El segundo argumento político radica en el papel del sistema actual y, concretamente, en la obstaculización del desarrollo y la penetración de las renovables en nuestro país. Muchas veces nos olvidamos de la necesaria alianza entre fuentes energéticas. Las renovables necesitan de las convencionales para su desarrollo. Son indispensables para la implantación de las mismas. Difícilmente aumentaremos nuestra producción fotovoltaica o eólica sin un respaldo de los ciclos combinados o de la denostada energía nuclear, y mucho menos lo haremos en caso de un aumento de la demanda energética.
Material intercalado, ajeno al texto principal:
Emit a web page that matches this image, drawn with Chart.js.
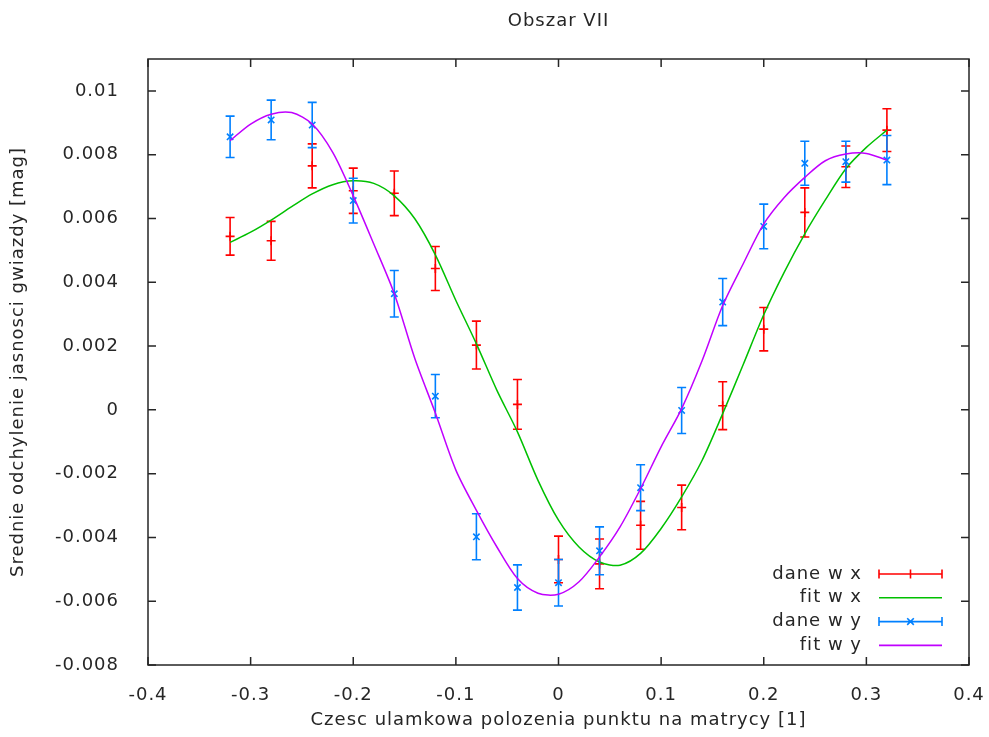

Hasta que no entendamos que en esta ecuación tienen que sumar todas, convertiremos la mejor de las opciones, una energía limpia, barata y autóctona, en una quimera, por mucho que podamos contar con una empresa pública.

La regulación, que siempre fue el paradigma del control de los mercados, se convierte así más en un problema que en una solución y contribuye a enmarañar aún más a un sector que ha vivido decenas de intentos de reformas integrales desde 1997.

A menudo el objetivo de la geoestrategia es señalar los enemigos que se encuentran fuera de nuestras fronteras. La geopolítica y el riesgo regulatorio nos muestran que el enemigo suele estar en casa, agazapado, esperando la ocasión para intervenir.

Lo paradójico de la situación es que cada vez se parece más a ‘El sexto sentido’. Hablamos de posibles nacionalizaciones cuando ya de facto el sector está nacionalizado. Mal nacionalizado.